- DATASET EXCERPT:
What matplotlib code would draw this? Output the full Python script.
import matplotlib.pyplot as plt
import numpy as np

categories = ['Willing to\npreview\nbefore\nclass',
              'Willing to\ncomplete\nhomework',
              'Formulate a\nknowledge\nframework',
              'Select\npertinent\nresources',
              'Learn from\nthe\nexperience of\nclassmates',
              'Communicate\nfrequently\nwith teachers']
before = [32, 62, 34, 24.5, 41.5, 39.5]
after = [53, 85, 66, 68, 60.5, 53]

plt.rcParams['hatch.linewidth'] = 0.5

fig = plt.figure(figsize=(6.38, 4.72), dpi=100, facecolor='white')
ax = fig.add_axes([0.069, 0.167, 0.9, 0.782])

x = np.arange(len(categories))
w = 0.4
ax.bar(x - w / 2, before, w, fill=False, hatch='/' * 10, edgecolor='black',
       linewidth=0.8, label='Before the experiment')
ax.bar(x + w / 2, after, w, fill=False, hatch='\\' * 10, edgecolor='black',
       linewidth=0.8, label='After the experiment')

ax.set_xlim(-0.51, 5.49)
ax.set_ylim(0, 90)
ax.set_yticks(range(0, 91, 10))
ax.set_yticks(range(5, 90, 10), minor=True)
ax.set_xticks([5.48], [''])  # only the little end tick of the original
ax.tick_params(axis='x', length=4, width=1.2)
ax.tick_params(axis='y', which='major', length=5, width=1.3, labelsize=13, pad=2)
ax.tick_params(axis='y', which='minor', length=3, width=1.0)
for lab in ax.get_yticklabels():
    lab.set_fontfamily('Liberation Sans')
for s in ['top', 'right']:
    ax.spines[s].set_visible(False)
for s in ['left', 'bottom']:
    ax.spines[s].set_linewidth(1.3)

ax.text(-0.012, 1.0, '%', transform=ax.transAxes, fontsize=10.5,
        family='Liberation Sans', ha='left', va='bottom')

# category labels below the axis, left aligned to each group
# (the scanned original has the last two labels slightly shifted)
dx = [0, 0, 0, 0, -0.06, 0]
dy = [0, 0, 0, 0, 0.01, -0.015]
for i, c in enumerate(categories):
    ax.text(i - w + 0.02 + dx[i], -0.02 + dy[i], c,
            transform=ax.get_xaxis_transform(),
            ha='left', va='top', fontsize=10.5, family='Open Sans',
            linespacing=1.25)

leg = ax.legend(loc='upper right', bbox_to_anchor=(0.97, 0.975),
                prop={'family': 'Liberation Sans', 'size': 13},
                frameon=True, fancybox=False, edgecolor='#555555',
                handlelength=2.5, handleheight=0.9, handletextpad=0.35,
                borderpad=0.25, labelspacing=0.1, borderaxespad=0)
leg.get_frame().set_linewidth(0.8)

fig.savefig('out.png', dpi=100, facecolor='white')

- WHAT IS EXPECTED: Restate the first line and every line after it, word for word, stopping once the line with "linewidth=0.8, label='After the" is done.

- THE RESPONSE:
What matplotlib code would draw this? Output the full Python script.
import matplotlib.pyplot as plt
import numpy as np

categories = ['Willing to\npreview\nbefore\nclass',
              'Willing to\ncomplete\nhomework',
              'Formulate a\nknowledge\nframework',
              'Select\npertinent\nresources',
              'Learn from\nthe\nexperience of\nclassmates',
              'Communicate\nfrequently\nwith teachers']
before = [32, 62, 34, 24.5, 41.5, 39.5]
after = [53, 85, 66, 68, 60.5, 53]

plt.rcParams['hatch.linewidth'] = 0.5

fig = plt.figure(figsize=(6.38, 4.72), dpi=100, facecolor='white')
ax = fig.add_axes([0.069, 0.167, 0.9, 0.782])

x = np.arange(len(categories))
w = 0.4
ax.bar(x - w / 2, before, w, fill=False, hatch='/' * 10, edgecolor='black',
       linewidth=0.8, label='Before the experiment')
ax.bar(x + w / 2, after, w, fill=False, hatch='\\' * 10, edgecolor='black',
       linewidth=0.8, label='After the experiment')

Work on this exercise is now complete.